Each record below should be output verbatim, without pictures.

↓

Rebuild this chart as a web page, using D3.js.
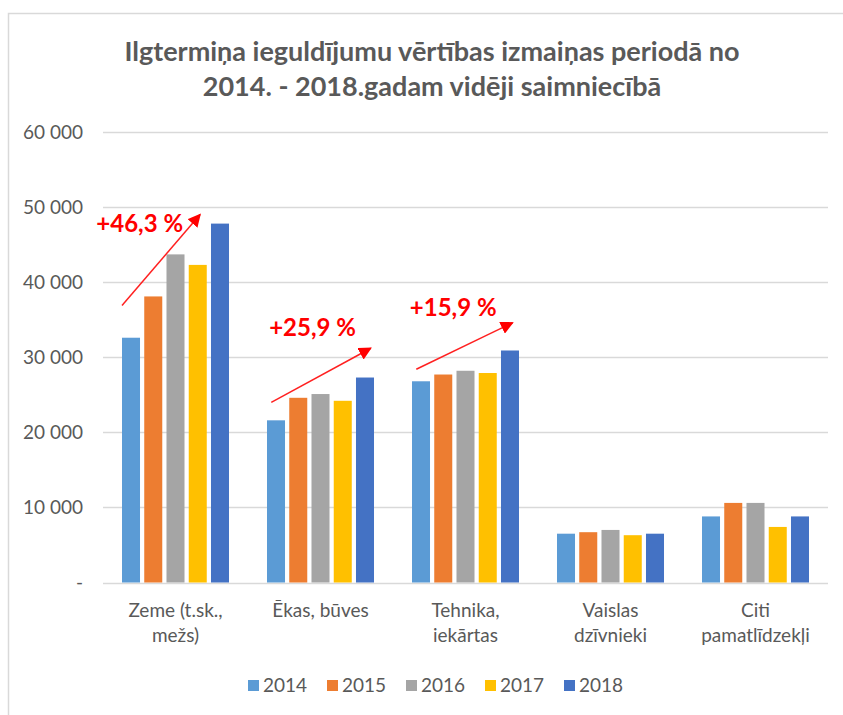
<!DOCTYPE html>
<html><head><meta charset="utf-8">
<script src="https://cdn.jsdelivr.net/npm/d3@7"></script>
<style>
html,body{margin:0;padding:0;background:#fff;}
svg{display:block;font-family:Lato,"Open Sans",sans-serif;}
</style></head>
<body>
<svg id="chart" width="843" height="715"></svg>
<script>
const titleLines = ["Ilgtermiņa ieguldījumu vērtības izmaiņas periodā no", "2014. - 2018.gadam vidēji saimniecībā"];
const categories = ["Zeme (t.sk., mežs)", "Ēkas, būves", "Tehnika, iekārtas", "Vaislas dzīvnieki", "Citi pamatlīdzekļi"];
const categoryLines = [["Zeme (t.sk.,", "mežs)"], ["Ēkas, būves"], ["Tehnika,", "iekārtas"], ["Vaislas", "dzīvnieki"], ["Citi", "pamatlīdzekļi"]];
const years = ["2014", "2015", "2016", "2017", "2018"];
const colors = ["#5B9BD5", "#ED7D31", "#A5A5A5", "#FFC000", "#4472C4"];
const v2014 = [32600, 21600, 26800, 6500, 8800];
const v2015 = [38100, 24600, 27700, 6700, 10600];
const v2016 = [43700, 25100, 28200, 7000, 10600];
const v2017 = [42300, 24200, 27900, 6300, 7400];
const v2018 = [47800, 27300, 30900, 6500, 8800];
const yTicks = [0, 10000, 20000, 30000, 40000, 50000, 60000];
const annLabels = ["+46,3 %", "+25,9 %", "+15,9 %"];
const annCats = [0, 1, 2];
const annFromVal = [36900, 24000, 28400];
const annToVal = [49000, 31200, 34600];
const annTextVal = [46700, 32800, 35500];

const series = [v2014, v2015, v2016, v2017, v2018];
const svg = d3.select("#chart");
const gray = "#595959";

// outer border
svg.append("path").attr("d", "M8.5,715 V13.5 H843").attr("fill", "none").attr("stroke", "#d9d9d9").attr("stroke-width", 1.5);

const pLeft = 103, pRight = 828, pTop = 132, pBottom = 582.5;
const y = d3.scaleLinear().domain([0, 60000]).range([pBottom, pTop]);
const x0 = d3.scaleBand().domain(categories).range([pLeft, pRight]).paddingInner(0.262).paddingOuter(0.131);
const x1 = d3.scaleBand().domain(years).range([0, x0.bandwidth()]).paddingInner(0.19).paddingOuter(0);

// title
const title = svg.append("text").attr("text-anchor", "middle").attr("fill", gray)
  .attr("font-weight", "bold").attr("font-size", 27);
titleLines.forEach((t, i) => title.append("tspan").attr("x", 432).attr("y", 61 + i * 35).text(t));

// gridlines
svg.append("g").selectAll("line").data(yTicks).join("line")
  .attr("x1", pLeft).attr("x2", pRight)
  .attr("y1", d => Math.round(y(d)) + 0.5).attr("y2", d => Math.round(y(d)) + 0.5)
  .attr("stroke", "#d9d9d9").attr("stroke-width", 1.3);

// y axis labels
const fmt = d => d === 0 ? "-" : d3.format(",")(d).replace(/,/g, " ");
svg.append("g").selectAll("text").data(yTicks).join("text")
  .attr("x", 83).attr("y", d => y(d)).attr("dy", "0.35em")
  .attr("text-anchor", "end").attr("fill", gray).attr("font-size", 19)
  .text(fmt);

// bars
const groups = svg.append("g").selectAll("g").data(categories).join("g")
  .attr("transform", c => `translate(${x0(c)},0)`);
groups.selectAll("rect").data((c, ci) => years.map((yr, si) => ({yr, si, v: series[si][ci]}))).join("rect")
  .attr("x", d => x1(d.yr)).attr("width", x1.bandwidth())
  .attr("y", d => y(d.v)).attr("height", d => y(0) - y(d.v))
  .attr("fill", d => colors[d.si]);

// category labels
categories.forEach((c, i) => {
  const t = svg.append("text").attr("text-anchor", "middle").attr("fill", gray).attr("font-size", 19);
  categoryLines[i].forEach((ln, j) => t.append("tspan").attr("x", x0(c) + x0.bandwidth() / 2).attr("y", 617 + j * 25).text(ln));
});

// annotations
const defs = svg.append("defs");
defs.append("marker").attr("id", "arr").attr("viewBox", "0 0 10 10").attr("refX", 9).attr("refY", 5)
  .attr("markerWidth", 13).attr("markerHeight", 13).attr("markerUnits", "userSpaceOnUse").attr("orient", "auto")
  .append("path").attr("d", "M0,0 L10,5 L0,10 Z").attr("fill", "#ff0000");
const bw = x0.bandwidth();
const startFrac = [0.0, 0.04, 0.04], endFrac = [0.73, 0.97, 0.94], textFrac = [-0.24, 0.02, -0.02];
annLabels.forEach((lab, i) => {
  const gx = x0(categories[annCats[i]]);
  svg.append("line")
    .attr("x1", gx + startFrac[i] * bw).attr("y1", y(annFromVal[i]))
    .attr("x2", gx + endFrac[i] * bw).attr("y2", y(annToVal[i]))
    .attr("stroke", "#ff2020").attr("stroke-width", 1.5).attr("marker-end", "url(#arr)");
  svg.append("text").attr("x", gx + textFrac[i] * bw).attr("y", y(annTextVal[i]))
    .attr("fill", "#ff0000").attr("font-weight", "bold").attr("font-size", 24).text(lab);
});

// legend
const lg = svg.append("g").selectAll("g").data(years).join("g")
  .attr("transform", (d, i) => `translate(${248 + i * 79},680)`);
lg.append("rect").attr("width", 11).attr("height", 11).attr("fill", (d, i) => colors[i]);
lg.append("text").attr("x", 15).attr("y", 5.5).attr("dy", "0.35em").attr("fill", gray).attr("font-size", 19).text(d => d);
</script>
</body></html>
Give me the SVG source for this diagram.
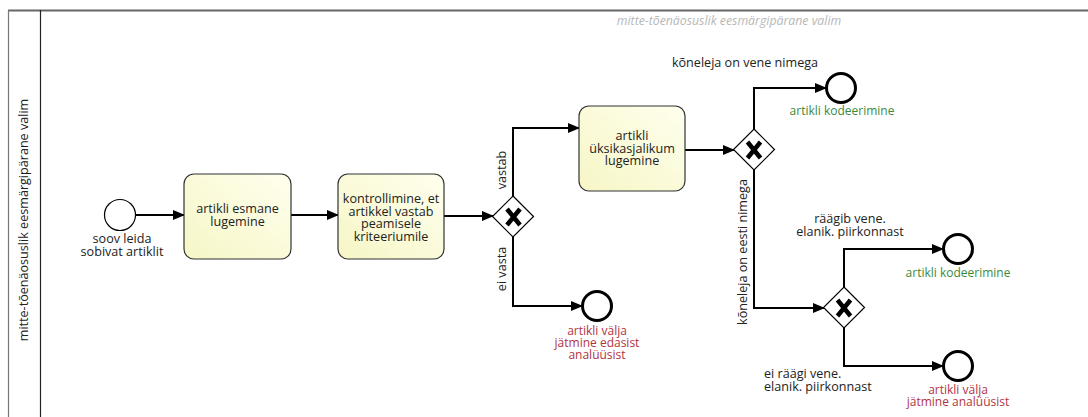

↑

- **Expected output**
Rebuild this chart as a web page, using D3.js.
<!DOCTYPE html>
<html><head><meta charset="utf-8">
<script src="https://cdn.jsdelivr.net/npm/d3@7"></script>
<style>
html,body{margin:0;padding:0;background:#fff;}
svg{display:block;font-family:Lato,"Open Sans",sans-serif;}
</style></head>
<body>
<svg id="chart" width="843" height="715"></svg>
<script>
const titleLines = ["Ilgtermiņa ieguldījumu vērtības izmaiņas periodā no", "2014. - 2018.gadam vidēji saimniecībā"];
const categories = ["Zeme (t.sk., mežs)", "Ēkas, būves", "Tehnika, iekārtas", "Vaislas dzīvnieki", "Citi pamatlīdzekļi"];
const categoryLines = [["Zeme (t.sk.,", "mežs)"], ["Ēkas, būves"], ["Tehnika,", "iekārtas"], ["Vaislas", "dzīvnieki"], ["Citi", "pamatlīdzekļi"]];
const years = ["2014", "2015", "2016", "2017", "2018"];
const colors = ["#5B9BD5", "#ED7D31", "#A5A5A5", "#FFC000", "#4472C4"];
const v2014 = [32600, 21600, 26800, 6500, 8800];
const v2015 = [38100, 24600, 27700, 6700, 10600];
const v2016 = [43700, 25100, 28200, 7000, 10600];
const v2017 = [42300, 24200, 27900, 6300, 7400];
const v2018 = [47800, 27300, 30900, 6500, 8800];
const yTicks = [0, 10000, 20000, 30000, 40000, 50000, 60000];
const annLabels = ["+46,3 %", "+25,9 %", "+15,9 %"];
const annCats = [0, 1, 2];
const annFromVal = [36900, 24000, 28400];
const annToVal = [49000, 31200, 34600];
const annTextVal = [46700, 32800, 35500];

const series = [v2014, v2015, v2016, v2017, v2018];
const svg = d3.select("#chart");
const gray = "#595959";

// outer border
svg.append("path").attr("d", "M8.5,715 V13.5 H843").attr("fill", "none").attr("stroke", "#d9d9d9").attr("stroke-width", 1.5);

const pLeft = 103, pRight = 828, pTop = 132, pBottom = 582.5;
const y = d3.scaleLinear().domain([0, 60000]).range([pBottom, pTop]);
const x0 = d3.scaleBand().domain(categories).range([pLeft, pRight]).paddingInner(0.262).paddingOuter(0.131);
const x1 = d3.scaleBand().domain(years).range([0, x0.bandwidth()]).paddingInner(0.19).paddingOuter(0);

// title
const title = svg.append("text").attr("text-anchor", "middle").attr("fill", gray)
  .attr("font-weight", "bold").attr("font-size", 27);
titleLines.forEach((t, i) => title.append("tspan").attr("x", 432).attr("y", 61 + i * 35).text(t));

// gridlines
svg.append("g").selectAll("line").data(yTicks).join("line")
  .attr("x1", pLeft).attr("x2", pRight)
  .attr("y1", d => Math.round(y(d)) + 0.5).attr("y2", d => Math.round(y(d)) + 0.5)
  .attr("stroke", "#d9d9d9").attr("stroke-width", 1.3);

// y axis labels
const fmt = d => d === 0 ? "-" : d3.format(",")(d).replace(/,/g, " ");
svg.append("g").selectAll("text").data(yTicks).join("text")
  .attr("x", 83).attr("y", d => y(d)).attr("dy", "0.35em")
  .attr("text-anchor", "end").attr("fill", gray).attr("font-size", 19)
  .text(fmt);

// bars
const groups = svg.append("g").selectAll("g").data(categories).join("g")
  .attr("transform", c => `translate(${x0(c)},0)`);
groups.selectAll("rect").data((c, ci) => years.map((yr, si) => ({yr, si, v: series[si][ci]}))).join("rect")
  .attr("x", d => x1(d.yr)).attr("width", x1.bandwidth())
  .attr("y", d => y(d.v)).attr("height", d => y(0) - y(d.v))
  .attr("fill", d => colors[d.si]);

// category labels
categories.forEach((c, i) => {
  const t = svg.append("text").attr("text-anchor", "middle").attr("fill", gray).attr("font-size", 19);
  categoryLines[i].forEach((ln, j) => t.append("tspan").attr("x", x0(c) + x0.bandwidth() / 2).attr("y", 617 + j * 25).text(ln));
});

// annotations
const defs = svg.append("defs");
defs.append("marker").attr("id", "arr").attr("viewBox", "0 0 10 10").attr("refX", 9).attr("refY", 5)
  .attr("markerWidth", 13).attr("markerHeight", 13).attr("markerUnits", "userSpaceOnUse").attr("orient", "auto")
  .append("path").attr("d", "M0,0 L10,5 L0,10 Z").attr("fill", "#ff0000");
const bw = x0.bandwidth();
const startFrac = [0.0, 0.04, 0.04], endFrac = [0.73, 0.97, 0.94], textFrac = [-0.24, 0.02, -0.02];
annLabels.forEach((lab, i) => {
  const gx = x0(categories[annCats[i]]);
  svg.append("line")
    .attr("x1", gx + startFrac[i] * bw).attr("y1", y(annFromVal[i]))
    .attr("x2", gx + endFrac[i] * bw).attr("y2", y(annToVal[i]))
    .attr("stroke", "#ff2020").attr("stroke-width", 1.5).attr("marker-end", "url(#arr)");
  svg.append("text").attr("x", gx + textFrac[i] * bw).attr("y", y(annTextVal[i]))
    .attr("fill", "#ff0000").attr("font-weight", "bold").attr("font-size", 24).text(lab);
});

// legend
const lg = svg.append("g").selectAll("g").data(years).join("g")
  .attr("transform", (d, i) => `translate(${248 + i * 79},680)`);
lg.append("rect").attr("width", 11).attr("height", 11).attr("fill", (d, i) => colors[i]);
lg.append("text").attr("x", 15).attr("y", 5.5).attr("dy", "0.35em").attr("fill", gray).attr("font-size", 19).text(d => d);
</script>
</body></html>
Give me the SVG source for this diagram.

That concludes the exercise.